Each line of the data that includes the string "matplotlib" is to be copied out.

_ _ _ _ _ _ _

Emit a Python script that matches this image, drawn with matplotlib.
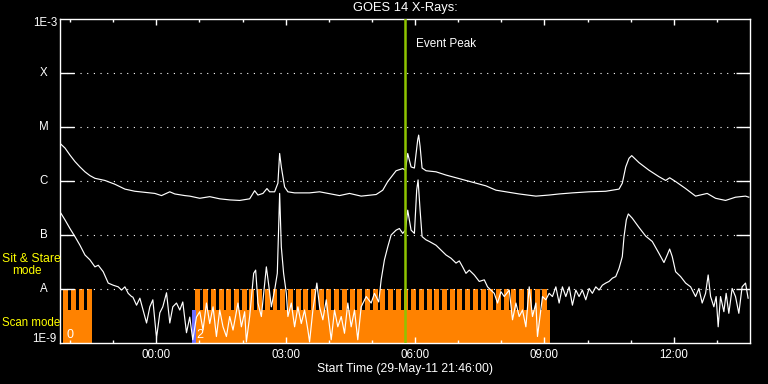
import matplotlib
matplotlib.use("Agg")
import matplotlib.pyplot as plt
from matplotlib.ticker import FixedLocator, NullLocator, NullFormatter
import numpy as np

# ---------------- data (time in hours since 29-May-11 21:46:00) ----------------
long_t = [0.023, 0.116, 0.231, 0.347, 0.463, 0.579, 0.694, 0.810, 1.042, 1.273, 1.505, 1.736,
          1.968, 2.199, 2.354, 2.546, 2.662, 2.894, 3.009, 3.241, 3.472, 3.704, 3.935, 4.167,
          4.398, 4.514, 4.590, 4.706, 4.799, 4.861, 4.977, 5.053, 5.093, 5.132, 5.208, 5.285,
          5.440, 5.787, 6.019, 6.481, 6.713, 6.984, 7.331, 7.484, 7.600, 7.794, 7.947, 8.009,
          8.063, 8.141, 8.218, 8.294, 8.317, 8.350, 8.396, 8.488, 8.720, 8.951, 9.183, 9.414,
          9.646, 9.877, 10.109, 10.340, 10.648, 11.035, 11.343, 11.574, 11.882, 12.269, 12.655,
          12.963, 13.039, 13.118, 13.194, 13.257, 13.426, 13.657, 13.889, 14.044, 14.137, 14.275,
          14.507, 14.738, 15.007, 15.201, 15.433, 15.664, 15.896, 15.972]
long_logflux = [-5.32, -5.39, -5.52, -5.64, -5.74, -5.83, -5.90, -5.95, -5.99, -6.06, -6.15, -6.19,
                -6.21, -6.23, -6.27, -6.20, -6.24, -6.27, -6.28, -6.32, -6.29, -6.33, -6.35, -6.36,
                -6.33, -6.18, -6.26, -6.23, -6.14, -6.20, -6.20, -6.04, -5.49, -5.74, -6.11, -6.20,
                -6.22, -6.22, -6.20, -6.27, -6.23, -6.28, -6.25, -6.17, -6.01, -5.81, -5.77, -5.80,
                -5.49, -5.74, -5.76, -5.24, -5.15, -5.36, -5.76, -5.81, -5.83, -5.89, -5.94, -5.99,
                -6.04, -6.09, -6.17, -6.20, -6.24, -6.28, -6.26, -6.24, -6.22, -6.20, -6.19,
                -6.15, -6.04, -5.74, -5.58, -5.53, -5.66, -5.80, -5.92, -5.99, -5.94, -6.01,
                -6.14, -6.28, -6.23, -6.32, -6.36, -6.30, -6.28, -6.30]

short_t = [0.023, 0.116, 0.231, 0.347, 0.463, 0.579, 0.694, 0.810, 0.887, 1.002, 1.118, 1.234,
           1.350, 1.428, 1.505, 1.581, 1.660, 1.690, 1.775, 1.852, 2.007, 2.083, 2.153, 2.238,
           2.315, 2.384, 2.470, 2.546, 2.616, 2.701, 2.778, 2.847, 2.933, 3.009, 3.079, 3.164,
           3.241, 3.317, 3.396, 3.472, 3.549, 3.627, 3.704, 3.780, 3.859, 3.935, 4.012, 4.127,
           4.206, 4.282, 4.322, 4.398, 4.491, 4.537, 4.590, 4.669, 4.785, 4.845, 4.901, 4.977,
           5.039, 5.093, 5.132, 5.185, 5.248, 5.285, 5.363, 5.440, 5.516, 5.595, 5.671, 5.748,
           5.787, 5.864, 5.956, 6.019, 6.095, 6.174, 6.289, 6.366, 6.442, 6.521, 6.597, 6.674,
           6.752, 6.829, 6.905, 6.984, 7.100, 7.215, 7.292, 7.391, 7.447, 7.523, 7.600, 7.678,
           7.794, 7.870, 7.947, 8.009, 8.063, 8.141, 8.218, 8.271, 8.303, 8.350, 8.396, 8.488,
           8.565, 8.720, 8.836, 8.951, 9.067, 9.183, 9.259, 9.336, 9.414, 9.491, 9.606, 9.722,
           9.838, 9.914, 9.993, 10.069, 10.146, 10.225, 10.301, 10.417, 10.493, 10.572, 10.648,
           10.725, 10.803, 10.880, 10.956, 11.035, 11.072, 11.150, 11.188, 11.266, 11.343, 11.419,
           11.498, 11.574, 11.650, 11.729, 11.806, 11.882, 11.961, 12.037, 12.113, 12.192, 12.269,
           12.345, 12.424, 12.500, 12.576, 12.655, 12.731, 12.808, 12.887, 12.963, 13.039, 13.079,
           13.132, 13.178, 13.271, 13.426, 13.581, 13.734, 13.889, 14.005, 14.081, 14.137, 14.197,
           14.275, 14.391, 14.507, 14.623, 14.738, 14.815, 14.891, 14.970, 15.030, 15.086, 15.162,
           15.215, 15.262, 15.317, 15.394, 15.447, 15.509, 15.586, 15.664, 15.741, 15.817, 15.896,
           15.956]
short_logflux = [-6.60, -6.72, -6.88, -7.03, -7.19, -7.37, -7.46, -7.59, -7.56, -7.68, -7.89, -7.93,
                 -7.96, -8.02, -7.96, -8.08, -8.14, -8.15, -8.30, -8.17, -8.63, -8.33, -8.20, -8.91,
                 -8.44, -8.33, -8.07, -8.63, -8.33, -8.26, -8.39, -8.24, -8.81, -8.52, -8.94, -8.52,
                 -8.42, -8.76, -8.26, -8.64, -8.33, -8.88, -8.39, -8.70, -8.88, -8.51, -8.76, -8.26,
                 -8.70, -8.42, -8.98, -8.51, -7.71, -7.65, -8.26, -8.51, -7.59, -7.96, -8.33, -8.02,
                 -7.71, -6.23, -7.22, -7.71, -8.08, -8.51, -8.26, -8.70, -8.33, -8.64, -8.39, -8.76,
                 -8.98, -8.39, -7.89, -8.33, -8.57, -8.20, -8.94, -8.39, -8.70, -8.51, -8.82, -8.26,
                 -8.70, -8.39, -8.94, -8.33, -8.14, -8.26, -8.08, -8.24, -7.83, -7.46, -7.22, -7.00,
                 -6.91, -6.88, -6.97, -6.91, -6.54, -6.91, -6.97, -6.17, -5.98, -6.54, -7.03, -7.09,
                 -7.12, -7.19, -7.28, -7.37, -7.43, -7.52, -7.48, -7.59, -7.71, -7.65, -7.74, -7.86,
                 -7.83, -7.96, -8.02, -8.08, -8.26, -8.05, -8.14, -8.02, -8.57, -8.26, -8.51,
                 -8.39, -8.70, -7.96, -8.51, -8.26, -8.88, -8.39, -8.14, -8.20, -8.08, -8.14,
                 -7.96, -8.26, -7.96, -8.14, -7.96, -8.30, -8.02, -8.14, -8.02, -8.20, -7.99,
                 -8.08, -7.96, -8.02, -7.93, -7.89, -7.86, -7.80, -7.77, -7.62, -7.40, -7.03,
                 -6.72, -6.61, -6.69, -6.86, -7.02, -7.12, -7.34, -7.51, -7.37, -7.26, -7.40,
                 -7.68, -7.77, -7.89, -7.96, -8.14, -7.99, -8.26, -8.08, -7.74, -8.14, -8.33,
                 -8.14, -8.70, -8.14, -8.42, -8.08, -8.45, -7.99, -8.14, -8.45, -7.96, -7.89,
                 -8.17]

# observing mode: scan-mode intervals (start, end) and sit & stare interval starts
scan_intervals = [(0.069, 0.718), (3.141, 11.366)]
stare_starts = [0.069, 0.255, 0.440, 0.625,
                3.141, 3.320, 3.498, 3.677, 3.856, 4.035, 4.213, 4.392, 4.571, 4.749,
                4.928, 5.107, 5.285, 5.464, 5.643, 5.822, 6.000, 6.179, 6.358, 6.536,
                6.715, 6.894, 7.072, 7.251, 7.430, 7.609, 7.787, 7.966, 8.145, 8.323,
                8.502, 8.681, 8.859, 9.038, 9.217, 9.396, 9.574, 9.753, 9.932, 10.110,
                10.289, 10.468, 10.646, 10.825, 11.004, 11.183]
stare_duration = 0.115
gap_interval = (3.056, 3.148)

scan_level = 10 ** -8.39
stare_level = 1e-8
event_peak = 8.009

x_major = [2.2333, 5.2333, 8.2333, 11.2333, 14.2333]
x_major_labels = ["00:00", "03:00", "06:00", "09:00", "12:00"]
x_minor = [0.2333 + k for k in range(16)]
y_levels = [1e-8, 1e-7, 1e-6, 1e-5, 1e-4]
y_level_labels = ["A", "B", "C", "M", "X"]

# ---------------- figure ----------------
W, H = 768, 384
fig = plt.figure(figsize=(W / 100, H / 100), dpi=100, facecolor="black")
ax = fig.add_axes([60 / W, 1 - 343 / H, 690 / W, 324 / H], facecolor="black")
ax.set_yscale("log")
ax.set_xlim(0, 16)
ax.set_ylim(1e-9, 1e-3)

ORANGE = "#ff8200"
for s, e in scan_intervals:
    ax.bar(s, scan_level - 1e-9, width=e - s, bottom=1e-9, align="edge",
           color=ORANGE, linewidth=0, zorder=1)
for s in stare_starts:
    ax.bar(s, stare_level - 1e-9, width=stare_duration, bottom=1e-9, align="edge",
           color=ORANGE, linewidth=0, zorder=1)
ax.bar(gap_interval[0], scan_level - 1e-9, width=gap_interval[1] - gap_interval[0],
       bottom=1e-9, align="edge", color="#6e6eff", linewidth=0, zorder=1.2)

for lv in y_levels:
    ax.axhline(lv, color="white", linestyle=(0, (1, 5)), linewidth=0.8, zorder=1.5)

ax.plot(long_t, 10 ** np.array(long_logflux), color="white", linewidth=0.85, zorder=3)
ax.plot(short_t, 10 ** np.array(short_logflux), color="white", linewidth=0.85, zorder=3)

ax.axvline(event_peak, color="#8fc400", linewidth=1.8, zorder=4)
ax.text(event_peak + 0.25, 10 ** -3.47, "Event Peak", color="white", fontsize=8.5,
        family="Liberation Sans", va="center", ha="left", zorder=5)

ax.text(0.15, 10 ** -8.85, "0", color="white", fontsize=9, family="Liberation Sans",
        va="center", ha="left", zorder=5)
ax.text(3.16, 10 ** -8.85, "2", color="white", fontsize=9, family="Liberation Sans",
        va="center", ha="left", zorder=5)

# ticks
for sp in ax.spines.values():
    sp.set_color("white")
    sp.set_linewidth(1.0)
ax.xaxis.set_major_locator(FixedLocator(x_major))
ax.xaxis.set_minor_locator(FixedLocator(x_minor))
ax.set_xticklabels(x_major_labels)
ax.yaxis.set_major_locator(FixedLocator(y_levels))
ax.yaxis.set_minor_locator(NullLocator())
ax.yaxis.set_major_formatter(NullFormatter())
ax.tick_params(axis="x", which="major", direction="in", length=4.5, width=1, color="white",
               top=True, bottom=True, labelcolor="white", labelsize=8.3, pad=4)
ax.tick_params(axis="x", which="minor", direction="in", length=2.4, width=1, color="white",
               top=True, bottom=True)
ax.tick_params(axis="y", which="major", direction="in", length=10, width=1, color="white",
               left=True, right=True, labelleft=False)
for lab in ax.get_xticklabels():
    lab.set_family("Liberation Sans")

# y labels
def fy(ypx):
    return 1 - ypx / H

base = dict(family="Liberation Sans", va="center")
fig.text(57 / W, fy(23), "1E-3", ha="right", color="white", fontsize=8.3, **base)
fig.text(56.5 / W, fy(339.5), "1E-9", ha="right", color="white", fontsize=8.3, **base)
for lv, lab in zip(y_levels, y_level_labels):
    ypx = 343 - (np.log10(lv) + 9) * 54
    fig.text(44 / W, fy(ypx), lab, ha="center", color="white", fontsize=8.3, **base)

fig.text(2 / W, fy(259), "Sit & Stare", ha="left", color="#ffff00", fontsize=8.8, **base)
fig.text(12.5 / W, fy(271), "mode", ha="left", color="#ffff00", fontsize=8.5, **base)
fig.text(2 / W, fy(323.5), "Scan mode", ha="left", color="#ffff00", fontsize=8.3, **base)

fig.text(405 / W, fy(8), "GOES 14 X-Rays:", ha="center", color="white", fontsize=9.3, **base)
fig.text(405 / W, fy(369), "Start Time (29-May-11 21:46:00)", ha="center", color="white",
         fontsize=8.8, **base)

fig.savefig("out.png", dpi=100, facecolor="black")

_ _ _ _ _ _ _

THE ANSWER.
Emit a Python script that matches this image, drawn with matplotlib.
import matplotlib
matplotlib.use("Agg")
import matplotlib.pyplot as plt
from matplotlib.ticker import FixedLocator, NullLocator, NullFormatter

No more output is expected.